The court of appeal reversed the trial court's grant of summary judgment in favor of TCA and Silverado, based in large part on evidence that TCA had contractually agreed with the California Department of Transportation to take necessary precautions to protect the traveling public and that Silverado's contract with the subcontractor prohibited the subcontractor from erecting road barricades without Silverado's advance written permission.  (Ray, supra, 98 Cal.App.4th at pp. 1131-1133, 120 Cal.Rptr.2d 251.)   The court concluded that TCA and Silverado's retention of control over the roadways was sufficient to establish “an independent duty [on their part] to block the roadway so as to bar persons from crossing under the bridge when there was a risk of harm” and to support triable issues of fact as to whether their failure to do so affirmatively contributed to the employee's death.  (Id. at pp. 1128, 1133, 1137-1139, 120 Cal.Rptr.2d 251.)
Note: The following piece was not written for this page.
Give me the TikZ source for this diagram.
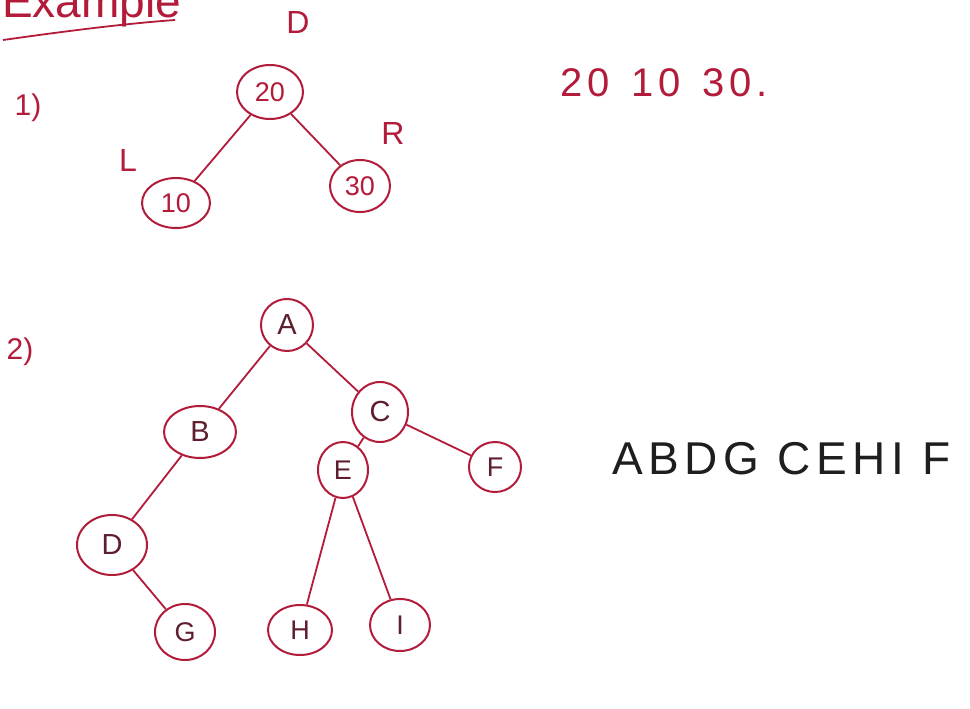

 The facts of Ray are distinguishable from the facts presented here in several important respects.   In Ray, the general contractor and the agency not only retained the right to control traffic safety, but also contractually precluded the subcontractor from implementing the precise safety precaution that the plaintiff contended was necessary to protect the public, including her husband, from the risk of falling debris.   The plaintiff's theory was that Silverado and TCA owed her husband a duty, not as the employee of a subcontractor on the job but as a member of the public using the road, and that their breach of this duty to keep the roadway safe caused his death.  (Ray, supra, 98 Cal.App.4th at pp. 1128-1129, 120 Cal.Rptr.2d 251.)

Here, the Estate's theory of liability is based on the notion that HWI owed a duty to Ruiz as an employee of Henkels to make sure that Henkels's crew used safe work practices in replacing the insulators on the tower.   However, the contracts between the parties here placed the duty of ensuring that adequate safety precautions were in place during the work on Henkels, not on HWI, and, unlike the situation in Ray, there is no evidence that SDG & E prohibited Henkels from undertaking practices or procedures that Henkels believed were necessary to keep the crew members working on the tower safe.   That HWI was authorized to stop the work if Henkels failed to comply with its contractual obligations, but did not use that authority, is not sufficient to establish liability.  (Hooker, supra, 27 Cal.4th at p. 209, 115 Cal.Rptr.2d 853, 38 P.3d 1081.)   The evidence before us does not create any triable issue of fact that HWI exercised its retained control in such a manner that affirmatively contributed to Ruiz's electrocution.

B. Failure to Undertake Adequate Rescue Measures

Finally, the Estate contends that SDG & E had a duty under the California Code of Regulations and industry standards to have a rescue plan in the event of injury to someone who was working on an electric utility tower.   It contends that HWI breached this duty by failing to ensure that there was a bucket truck on site that was tall enough to reach the top phase of the tower, failing to request that TL 23006 be deenergized once Ruiz was hurt, failing to immediately notify the SDG & E operations supervisor of the incident and failing to request that another crew member or an SDG & E representative assist Fairbairn in the rescue efforts.   As with the Estate's theory of HWI's liability for SDG & E's breach of nondelegable duties, however, the fact that SDG & E had certain duties to Ruiz does not mean that HWI also owed him those duties.   In the absence of persuasive authority to establish that HWI owed Ruiz an affirmative duty to undertake rescue measures, the Estate has not established that the court erred in holding that HWI's failure to take such measures did not render HWI liable for Ruiz's death.


The judgment is affirmed.   HWI is entitled to recover its costs on appeal.